Bradley Tusk has a plan to fix American democracy. A former high-level staffer for Chuck Schumer and Michael Bloomberg, among others, Tusk has recently been using his political wits to help tech companies sidestep red tape and clear regulatory hurdles. As he recounts in his new book, “The Fixer: My Adventures Saving Startups from Death by Politics,” Tusk has—for better or for worse—convinced authorities across the country to let Uber operate in their cities, figured out how to get the San Jose City Council to allow on-demand home delivery for marijuana, and toppled regulations banning the sale of online homeowners and renters’ insurance. When Uber, the first tech client of his fledgling consulting firm, didn’t have enough cash to pay him, Tusk took half his compensation in equity. As a consequence, he said, “I just got more money than I ever expected to have.” … On its face, voting by phone makes sense. Nearly ninety-five per cent of American adults own mobile phones, and rely on them for all sorts of secure transactions. Using them to cast a ballot would seem to be a natural extension, and one that removes many of the impediments that discourage people from voting, such as inconveniently located polling places, limited hours, and long lines. A survey of 3,649 voting-age Americans in 2016 found that about forty per cent would choose the option of Internet voting if it were offered. (Voting by phone app is a variant of Internet voting, since ballots are transmitted over the Internet.) But implementing a working system is not as simple as it may appear.

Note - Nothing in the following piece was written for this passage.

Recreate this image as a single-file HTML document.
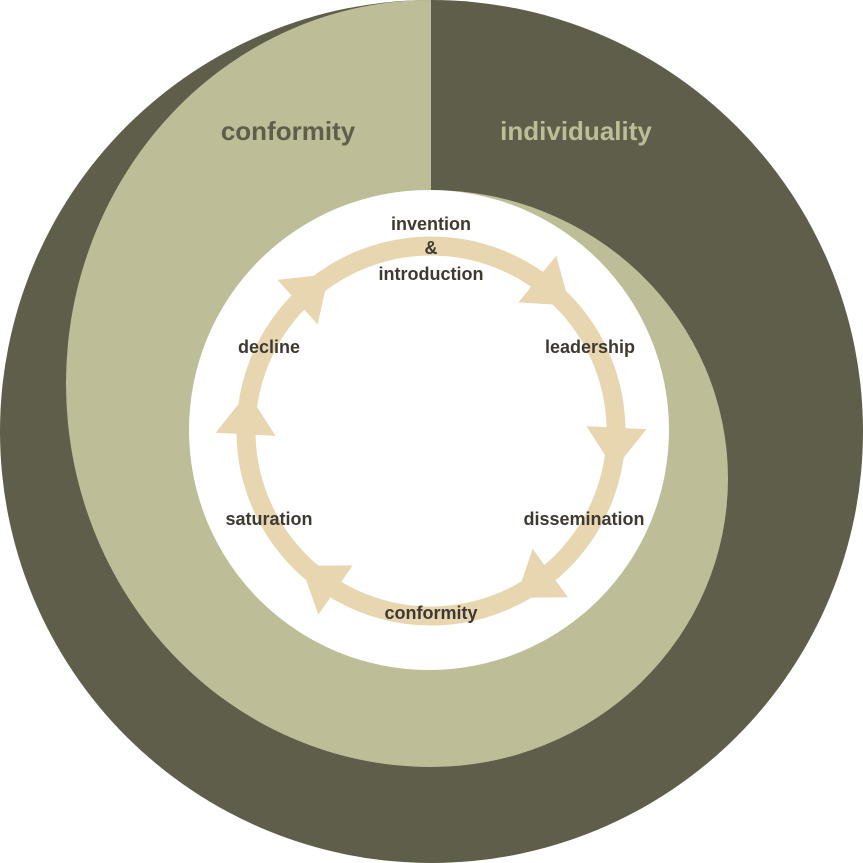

In 2010, when local election officials in Washington, D.C., were considering an Internet-voting system, they invited a University of Michigan computer-science professor, J. Alex Halderman, and his students to test its security. The group found its first vulnerability “after a few hours of examination” and eventually took control of the system; officials only noticed the breach thirty-six hours into the hack. “Securing Internet voting in practice will require significant fundamental advances in computer security,” Halderman’s team concluded in an academic paper detailing their exploits. “We urge Internet voting proponents to reconsider deployment until and unless major breakthroughs are achieved.”
… The retired Stanford computer-science professor David Dill has been writing about Internet voting since the turn of the century. He is the founder of the election-security organization Verified Voting, which is adamantly opposed to Internet, mobile-phone, and blockchain voting, advocating instead for systems that rely on easily auditable paper ballots. (Voatz is adding a paper-ballot option, but Dill is unconvinced that it is actually verifiable.) “I think it’s a horrible idea,” he said of the voting app. “My position is not that Internet voting is impossible in the sense that perpetual motion is impossible but that there’s a broad consensus among the best computer scientists that it’s not doable with current technology. If somebody comes out and says, ‘Yeah, I’ve got a secure Internet-voting system,’ they’ve got a high burden of proof.”
Both Verified Voting and, more recently, the National Election Defense Coalition have issued reports challenging the security of mobile voting. Researchers poking around the margins of earlier iterations of the Voatz system (which is proprietary and not open to public scrutiny) also found a number of problems with it. “The most basic issue is what happens to the votes before they go on the blockchain,” Dill said. “If the voter is entering a ballot on their smart phone in an app that’s written by Voatz, why should we trust this? Some random company gives us an app, we enter our votes into it, and that app claims to be delivering an encrypted copy of our ballot to be counted. We’re trusting not only the people who wrote the app but the people who implemented the operating system on the smartphone—first, to be honest, and, second, not to have any security holes that would allow a third party to have some malicious app that corrupts the votes.”